Recommendation 8.14: Ensure responsibility and accountability for Road Safety improvements by private companies managing (concession) toll roads though contractual arrangements, including and commitment to articulated outputs and clear, measureable ambitious Road Safety targets in death and injury reduction outcomes. These must be monitored and contracts must include substantial financial consequences.

Recommendation 8.15: Design / retrofit roads with off-road bicycle lanes, where bicycle use occurs. Bicyclists are a substantial component of road deaths and injuries in Brazil (with over 1,400 deaths and over 8,800 serious injuries). Bicycle safety should be improved by the provision of off road cycle-ways, and by reduced traffic speeds.

Recommendation 8.16: Training and management are required to improve the safety of roadside work practices, which on road observations show are currently inadequate.

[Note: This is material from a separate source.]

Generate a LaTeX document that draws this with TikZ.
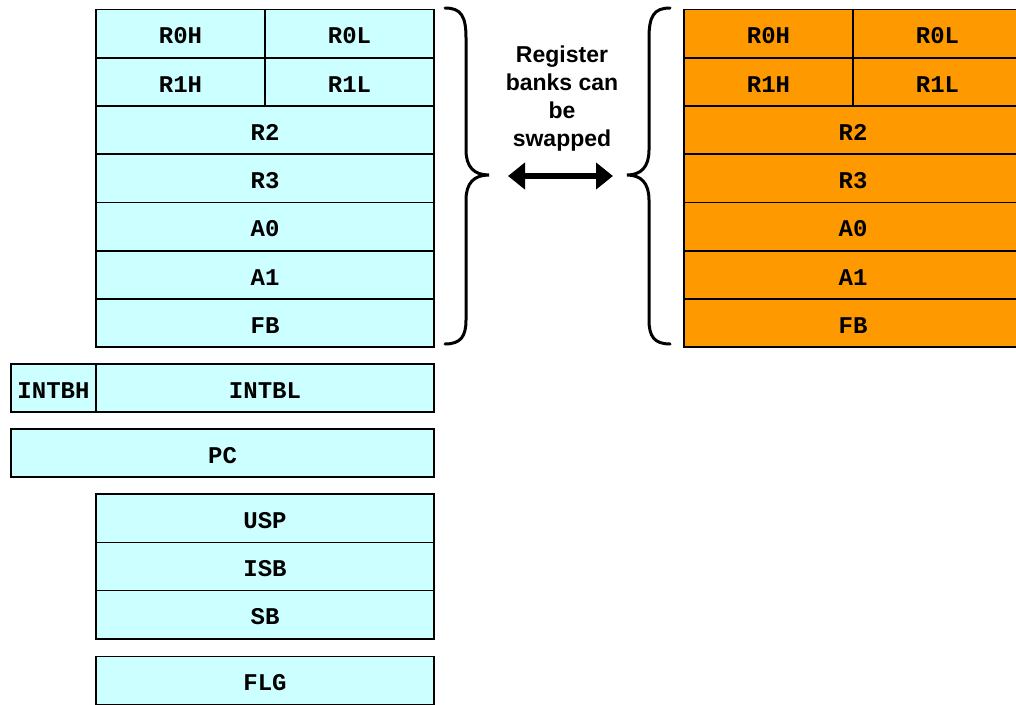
\documentclass[tikz,border=0pt]{standalone}
\usepackage{fontspec}
\setmainfont{Liberation Sans}
\newfontfamily\regfont{Liberation Mono}
\usetikzlibrary{arrows.meta}
\definecolor{regcyan}{HTML}{CCFFFF}
\definecolor{regorange}{HTML}{FF9900}
\tikzset{
  cell/.style={draw=black, line width=1.6pt, fill=regcyan, minimum height=48.25pt,
    inner sep=0pt, outer sep=0pt, text height=21pt, text depth=0.6pt,
    font=\regfont\bfseries\fontsize{24}{26}\selectfont},
  ocell/.style={cell, fill=regorange},
  full/.style={minimum width=338pt},
  half/.style={minimum width=169pt},
  brace/.style={line width=3pt, line cap=round},
  swaparrow/.style={line width=5.5pt, {Triangle[length=17pt,width=26pt]}-{Triangle[length=17pt,width=26pt]}},
  note/.style={align=center, font=\bfseries\fontsize{23}{28}\selectfont}
}
\begin{document}
\begin{tikzpicture}[x=1pt,y=-1pt]
\useasboundingbox (0,0) rectangle (1016,704);
% left bank
\node[cell,half] (r0h) at (180.5,33.625) {R0H};
\node[cell,half] (r0l) at (349.5,33.625) {R0L};
\node[cell,half] (r1h) at (180.5,81.875) {R1H};
\node[cell,half] (r1l) at (349.5,81.875) {R1L};
\node[cell,full] (r2) at (265,130.125) {R2};
\node[cell,full] (r3) at (265,178.375) {R3};
\node[cell,full] (a0) at (265,226.625) {A0};
\node[cell,full] (a1) at (265,274.875) {A1};
\node[cell,full] (fb) at (265,323.125) {FB};
% right bank
\node[ocell,half] (br0h) at (768.5,33.625) {R0H};
\node[ocell,half] (br0l) at (937.5,33.625) {R0L};
\node[ocell,half] (br1h) at (768.5,81.875) {R1H};
\node[ocell,half] (br1l) at (937.5,81.875) {R1L};
\node[ocell,full] (br2) at (853,130.125) {R2};
\node[ocell,full] (br3) at (853,178.375) {R3};
\node[ocell,full] (ba0) at (853,226.625) {A0};
\node[ocell,full] (ba1) at (853,274.875) {A1};
\node[ocell,full] (bfb) at (853,323.125) {FB};
% others
\node[cell,minimum width=85pt] (intbh) at (53.5,388) {INTBH};
\node[cell,full] (intbl) at (265,388) {INTBL};
\node[cell,minimum width=423pt] (pc) at (222.5,453) {PC};
\node[cell,full] (usp) at (265,518.25) {USP};
\node[cell,full] (isb) at (265,566.5) {ISB};
\node[cell,full] (sb) at (265,614.75) {SB};
\node[cell,full] (flg) at (265,680.75) {FLG};
% braces
\draw[brace] (445,8) .. controls (461,8) and (466,16) .. (466,38) -- (466,150)
  .. controls (466,167) and (474,175) .. (489,175)
  .. controls (474,175) and (466,183) .. (466,200) -- (466,320)
  .. controls (466,336) and (461,344) .. (445,344);
\draw[brace] (670,8) .. controls (654,8) and (649,16) .. (649,38) -- (649,150)
  .. controls (649,167) and (641,175) .. (627,175)
  .. controls (641,175) and (649,183) .. (649,200) -- (649,320)
  .. controls (649,336) and (654,344) .. (670,344);
% note and arrow
\node[note] (txt) at (562,99) {Register\\banks can\\be\\swapped};
\coordinate (al) at (508,176);
\coordinate (ar) at (613,176);
\draw[swaparrow] (al) -- (ar);
\end{tikzpicture}
\end{document}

Recommendation 8.17: Knowledge transfer is called for to address a number of factors which limit the progress towards safer road designs and operation, including:

A continuing strongly victim blaming culture, which is support by the behavioral focus of publicly promoted Road Safety interventions (which are focused on drink-driving, distraction, etc. not the road);

A continuing focus on roads for cars and trucks, while the safe amenity of vulnerable road users (pedestrians and two-wheeled vehicles) remain a secondary priority;

A common view that Road Safety is about the cosmetic add-on to guide road users (signage and line marking);

Safe system principles are not well known and are poorly understood, even in some Road Safety circles;

Safe systems principles are seen as beyond the financial reach of Brazil and mistakenly seen as irrelevant for the level of expenditure the country has for Road Safety.

Recommendation 8.18: Within roads agencies especially at state levels, realign organizations to address structural factors that underlie the slow progress towards safer road designs and operation:

The small number of Road Safety staff who have a better understanding of safe systems are typically marginalized and disempowered;

Road Safety is often restricted to control of lines and signs only and may have no input to new road design and building, intersection management, or road design guidelines.

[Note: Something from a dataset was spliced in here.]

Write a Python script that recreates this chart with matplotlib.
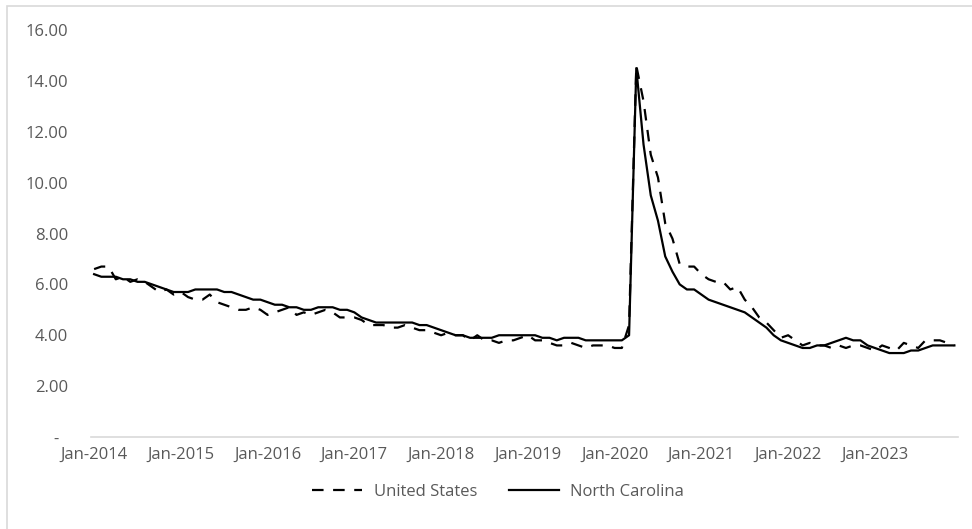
import matplotlib.pyplot as plt
from matplotlib.patches import Rectangle

# monthly unemployment rate, Jan-2014 .. Dec-2023
years = list(range(2014, 2024))
month_labels = [f"Jan-{y}" for y in years]

united_states = [
    6.6, 6.7, 6.7, 6.2, 6.3, 6.1, 6.2, 6.1, 5.9, 5.7, 5.8, 5.6,
    5.7, 5.5, 5.4, 5.4, 5.6, 5.3, 5.2, 5.1, 5.0, 5.0, 5.1, 5.0,
    4.8, 4.9, 5.0, 5.1, 4.8, 4.9, 4.8, 4.9, 5.0, 4.9, 4.7, 4.7,
    4.7, 4.6, 4.4, 4.4, 4.4, 4.3, 4.3, 4.4, 4.3, 4.2, 4.2, 4.1,
    4.0, 4.1, 4.0, 4.0, 3.8, 4.0, 3.8, 3.8, 3.7, 3.8, 3.8, 3.9,
    4.0, 3.8, 3.8, 3.7, 3.6, 3.6, 3.7, 3.6, 3.5, 3.6, 3.6, 3.6,
    3.5, 3.5, 4.4, 14.6, 13.2, 11.1, 10.2, 8.4, 7.8, 6.8, 6.7, 6.7,
    6.4, 6.2, 6.1, 6.1, 5.8, 5.9, 5.4, 5.1, 4.7, 4.5, 4.2, 3.9,
    4.0, 3.8, 3.6, 3.7, 3.6, 3.6, 3.5, 3.6, 3.5, 3.6, 3.6, 3.5,
    3.4, 3.6, 3.5, 3.4, 3.7, 3.6, 3.5, 3.8, 3.8, 3.8, 3.7, 3.6,
]

north_carolina = [
    6.4, 6.3, 6.3, 6.3, 6.2, 6.2, 6.1, 6.1, 6.0, 5.9, 5.8, 5.7,
    5.7, 5.7, 5.8, 5.8, 5.8, 5.8, 5.7, 5.7, 5.6, 5.5, 5.4, 5.4,
    5.3, 5.2, 5.2, 5.1, 5.1, 5.0, 5.0, 5.1, 5.1, 5.1, 5.0, 5.0,
    4.9, 4.7, 4.6, 4.5, 4.5, 4.5, 4.5, 4.5, 4.5, 4.4, 4.4, 4.3,
    4.2, 4.1, 4.0, 4.0, 3.9, 3.9, 3.9, 3.9, 4.0, 4.0, 4.0, 4.0,
    4.0, 4.0, 3.9, 3.9, 3.8, 3.9, 3.9, 3.9, 3.8, 3.8, 3.8, 3.8,
    3.8, 3.8, 4.0, 14.5, 11.5, 9.5, 8.5, 7.1, 6.5, 6.0, 5.8, 5.8,
    5.6, 5.4, 5.3, 5.2, 5.1, 5.0, 4.9, 4.7, 4.5, 4.3, 4.0, 3.8,
    3.7, 3.6, 3.5, 3.5, 3.6, 3.6, 3.7, 3.8, 3.9, 3.8, 3.8, 3.6,
    3.5, 3.4, 3.3, 3.3, 3.3, 3.4, 3.4, 3.5, 3.6, 3.6, 3.6, 3.6,
]

y_ticks = [0, 2, 4, 6, 8, 10, 12, 14, 16]

plt.rcParams["font.family"] = ["Open Sans", "DejaVu Sans"]
text_color = "#595959"
line_gray = "#d9d9d9"

W, H = 972, 529
fig = plt.figure(figsize=(W / 100, H / 100), dpi=100)
ax = fig.add_axes([90.5 / W, (H - 437) / H, (958 - 90.5) / W, (437 - 30) / H])

x = list(range(len(united_states)))
ax.plot(x, united_states, color="black", lw=1.6,
        linestyle=(0, (5.2, 4.3)), label="United States")
ax.plot(x, north_carolina, color="black", lw=1.6, label="North Carolina")

ax.set_xlim(-0.5, len(x) - 0.5)
ax.set_ylim(0, 16)
ax.set_yticks(y_ticks)
ax.set_yticklabels([f"{v:.2f}" if v else "-  " for v in y_ticks])
ax.set_xticks(list(range(0, len(x), 12)))
ax.set_xticklabels(month_labels)
ax.tick_params(axis="y", length=0, pad=16, labelsize=12, labelcolor=text_color)
ax.tick_params(axis="x", length=0, pad=7, labelsize=12, labelcolor=text_color)

for side in ["top", "right", "left"]:
    ax.spines[side].set_visible(False)
ax.spines["bottom"].set_color(line_gray)
ax.spines["bottom"].set_linewidth(1.2)

fig.legend(loc="center", bbox_to_anchor=(498 / W, (H - 492) / H), ncol=2,
           frameon=False, fontsize=12, labelcolor=text_color,
           handlelength=3.0, handletextpad=0.7, columnspacing=1.9)

# chart area border (cut off at right and bottom)
fig.patches.append(Rectangle((7 / W, -0.1), 1.2, (H - 6) / H + 0.1,
                             transform=fig.transFigure, fill=False,
                             edgecolor=line_gray, lw=1.2))

fig.savefig("out.png", dpi=100)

Recommendation 8.19: Improve the roadside safety furniture, including:

Unsafe end terminals on guardrail, such as fishtails and sloped ends;

Unsafe ends on concrete barriers and bridge walls, including vertical concrete ends and sloped end terminals (often known as launching pads for the way cars go airborne on impact);

Guardrail which has been damaged in crashes and is no longer effective must be repaired;

Power and other poles are placed near roads creating risk of impact with infrangible objects. Policies to place these as far from the road as possible or protect them with barriers (especially poles on the outside of curves) will significantly assist Road Safety.

Recommendation 8.20: The state road authorities in some states collect animals from the roadway to prevent serious crashes into animals (especially at night). However, these animals are maintained on farms at significant expense due to inability to destroy or sell the animals. It is recommended that this inability to get rid of unwanted animals be resolved by allowing that the animal can be humanely destroyed or sold for other uses, after a short time in which the owner can (for a fee) collect the animal. This would allow expansion of the program and yet reduce net costs.

Within Area of Opportunity 8, a number of recommendations which will take medium term to fully embed as ongoing processes, can nonetheless be started in the short term, including 8.1, 8.2, 8.3 8.6, 8.7, 8.13, 8.16, and 8.19. Actions 8.1, 8.3, 8.7, 8.13, 8.19 all offer feasible opportunities for early wins in Road Safety delivery if they can be initiated in a short timeframe at state and/or federal levels. The remaining recommendations are suggested as medium term actions, except recommendation 8.9, which is longer term.